> **Work instructions**
Report every line below that holds the word "this".

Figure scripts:
START
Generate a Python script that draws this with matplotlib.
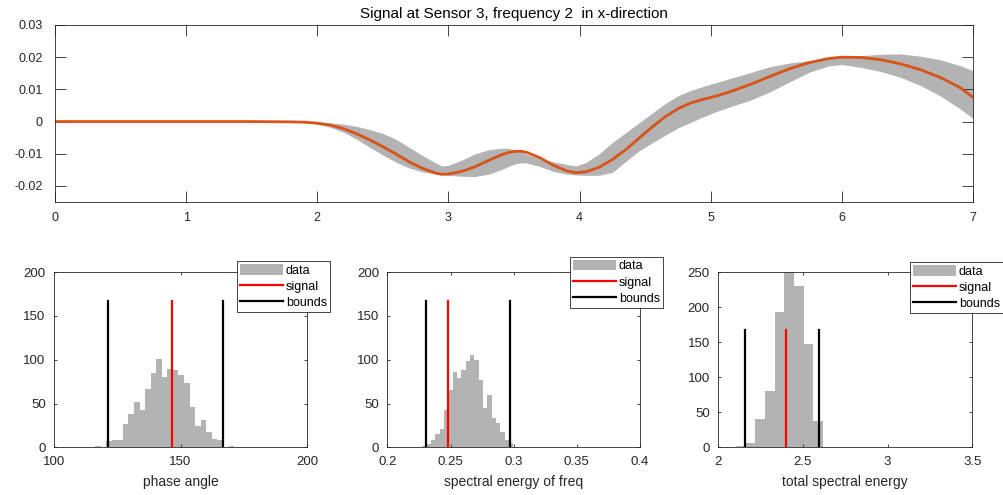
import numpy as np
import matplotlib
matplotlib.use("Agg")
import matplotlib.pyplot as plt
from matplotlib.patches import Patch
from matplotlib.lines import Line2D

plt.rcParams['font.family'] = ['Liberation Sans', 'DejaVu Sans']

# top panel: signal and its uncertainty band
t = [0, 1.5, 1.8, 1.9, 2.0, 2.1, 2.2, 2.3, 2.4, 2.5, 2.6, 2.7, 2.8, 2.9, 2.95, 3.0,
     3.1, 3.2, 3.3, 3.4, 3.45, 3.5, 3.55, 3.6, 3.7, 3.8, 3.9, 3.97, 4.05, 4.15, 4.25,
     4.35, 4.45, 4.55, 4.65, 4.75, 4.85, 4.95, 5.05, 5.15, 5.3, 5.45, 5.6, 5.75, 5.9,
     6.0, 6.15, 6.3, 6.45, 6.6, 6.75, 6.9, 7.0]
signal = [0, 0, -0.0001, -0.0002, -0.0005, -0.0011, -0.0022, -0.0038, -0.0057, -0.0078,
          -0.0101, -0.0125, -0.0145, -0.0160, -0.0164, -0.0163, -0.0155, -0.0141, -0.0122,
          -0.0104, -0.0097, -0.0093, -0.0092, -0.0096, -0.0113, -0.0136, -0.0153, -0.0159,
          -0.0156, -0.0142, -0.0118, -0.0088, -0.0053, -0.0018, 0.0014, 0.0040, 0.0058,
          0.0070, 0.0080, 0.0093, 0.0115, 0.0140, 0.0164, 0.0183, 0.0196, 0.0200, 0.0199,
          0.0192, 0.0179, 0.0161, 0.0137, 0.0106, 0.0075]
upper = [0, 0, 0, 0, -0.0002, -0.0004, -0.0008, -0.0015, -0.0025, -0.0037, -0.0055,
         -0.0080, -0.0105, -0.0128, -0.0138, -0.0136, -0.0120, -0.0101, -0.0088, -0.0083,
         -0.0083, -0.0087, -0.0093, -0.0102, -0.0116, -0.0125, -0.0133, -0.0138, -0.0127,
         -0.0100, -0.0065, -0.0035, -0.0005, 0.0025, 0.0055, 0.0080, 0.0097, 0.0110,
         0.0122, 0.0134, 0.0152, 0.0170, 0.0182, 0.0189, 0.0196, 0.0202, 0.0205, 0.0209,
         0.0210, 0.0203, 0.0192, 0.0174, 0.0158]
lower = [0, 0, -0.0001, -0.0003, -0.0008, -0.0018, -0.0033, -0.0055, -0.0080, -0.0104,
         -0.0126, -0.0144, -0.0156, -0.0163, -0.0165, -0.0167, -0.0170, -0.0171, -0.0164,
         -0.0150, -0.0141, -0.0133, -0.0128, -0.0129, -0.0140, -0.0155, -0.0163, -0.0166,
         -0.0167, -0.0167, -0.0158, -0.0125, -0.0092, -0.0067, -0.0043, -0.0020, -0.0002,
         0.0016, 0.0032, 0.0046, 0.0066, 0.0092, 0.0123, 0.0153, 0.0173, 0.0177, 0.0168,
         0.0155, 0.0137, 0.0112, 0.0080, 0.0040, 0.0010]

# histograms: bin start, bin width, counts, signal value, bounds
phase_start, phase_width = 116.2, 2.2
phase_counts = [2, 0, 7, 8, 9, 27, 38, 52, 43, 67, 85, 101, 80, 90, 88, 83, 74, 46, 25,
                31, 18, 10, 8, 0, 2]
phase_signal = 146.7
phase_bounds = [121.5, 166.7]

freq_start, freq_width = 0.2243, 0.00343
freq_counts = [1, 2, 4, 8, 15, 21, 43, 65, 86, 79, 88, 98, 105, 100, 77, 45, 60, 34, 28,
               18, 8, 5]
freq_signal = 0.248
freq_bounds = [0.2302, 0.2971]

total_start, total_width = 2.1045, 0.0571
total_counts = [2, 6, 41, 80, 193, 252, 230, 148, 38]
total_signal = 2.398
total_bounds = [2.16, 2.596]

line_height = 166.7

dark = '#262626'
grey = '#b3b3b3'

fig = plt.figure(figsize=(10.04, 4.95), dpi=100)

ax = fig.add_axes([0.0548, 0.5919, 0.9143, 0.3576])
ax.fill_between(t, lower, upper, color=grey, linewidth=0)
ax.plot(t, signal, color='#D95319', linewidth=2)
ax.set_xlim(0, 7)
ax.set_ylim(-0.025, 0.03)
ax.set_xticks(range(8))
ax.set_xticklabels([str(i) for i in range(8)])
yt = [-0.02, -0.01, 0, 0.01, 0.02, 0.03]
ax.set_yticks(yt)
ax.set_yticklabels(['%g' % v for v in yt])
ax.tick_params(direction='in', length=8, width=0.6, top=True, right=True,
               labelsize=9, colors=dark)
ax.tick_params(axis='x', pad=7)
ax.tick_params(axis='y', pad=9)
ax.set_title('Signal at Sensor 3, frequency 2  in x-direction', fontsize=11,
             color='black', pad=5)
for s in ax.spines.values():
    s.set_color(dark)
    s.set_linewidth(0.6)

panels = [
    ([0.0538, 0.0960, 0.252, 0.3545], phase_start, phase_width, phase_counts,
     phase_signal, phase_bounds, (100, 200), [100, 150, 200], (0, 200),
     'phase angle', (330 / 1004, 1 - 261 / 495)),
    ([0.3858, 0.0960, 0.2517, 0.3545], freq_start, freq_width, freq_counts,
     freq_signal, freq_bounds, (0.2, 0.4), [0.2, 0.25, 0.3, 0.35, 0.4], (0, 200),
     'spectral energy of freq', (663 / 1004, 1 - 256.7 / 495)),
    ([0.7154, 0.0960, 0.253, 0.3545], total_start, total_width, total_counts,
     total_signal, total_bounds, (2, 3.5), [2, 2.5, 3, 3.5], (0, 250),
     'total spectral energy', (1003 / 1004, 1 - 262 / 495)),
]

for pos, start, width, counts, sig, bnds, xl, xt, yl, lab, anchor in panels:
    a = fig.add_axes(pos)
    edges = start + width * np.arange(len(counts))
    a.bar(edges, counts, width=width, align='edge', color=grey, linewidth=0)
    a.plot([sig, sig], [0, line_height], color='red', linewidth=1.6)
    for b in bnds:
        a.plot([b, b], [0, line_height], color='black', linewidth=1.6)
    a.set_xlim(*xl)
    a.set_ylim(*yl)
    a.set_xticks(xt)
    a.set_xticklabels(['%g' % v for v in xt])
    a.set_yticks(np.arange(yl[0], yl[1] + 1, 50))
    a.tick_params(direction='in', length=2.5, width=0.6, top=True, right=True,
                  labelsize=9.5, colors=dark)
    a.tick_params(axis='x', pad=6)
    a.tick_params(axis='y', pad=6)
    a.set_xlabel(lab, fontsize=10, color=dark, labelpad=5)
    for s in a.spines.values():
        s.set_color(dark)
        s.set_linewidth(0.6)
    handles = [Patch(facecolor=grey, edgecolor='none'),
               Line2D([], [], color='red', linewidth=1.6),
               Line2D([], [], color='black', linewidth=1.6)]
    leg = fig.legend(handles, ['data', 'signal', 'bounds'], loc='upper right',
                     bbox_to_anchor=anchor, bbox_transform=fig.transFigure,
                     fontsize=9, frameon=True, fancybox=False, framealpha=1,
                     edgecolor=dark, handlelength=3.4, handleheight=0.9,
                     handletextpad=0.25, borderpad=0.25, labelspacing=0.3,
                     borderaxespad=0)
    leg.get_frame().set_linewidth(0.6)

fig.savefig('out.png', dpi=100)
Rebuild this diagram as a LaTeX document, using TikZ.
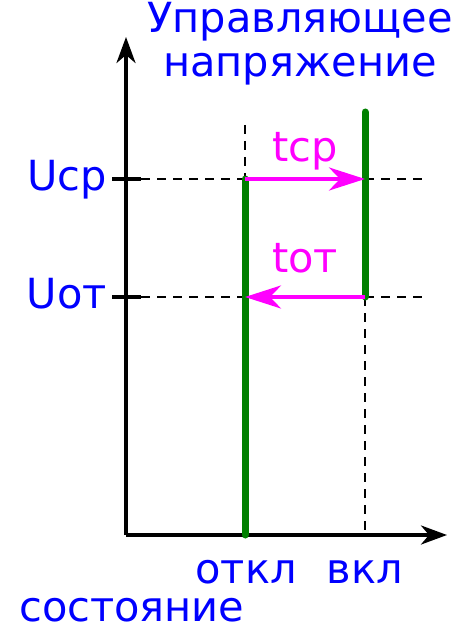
END
> **Right answer**
Generate a Python script that draws this with matplotlib.
Rebuild this diagram as a LaTeX document, using TikZ.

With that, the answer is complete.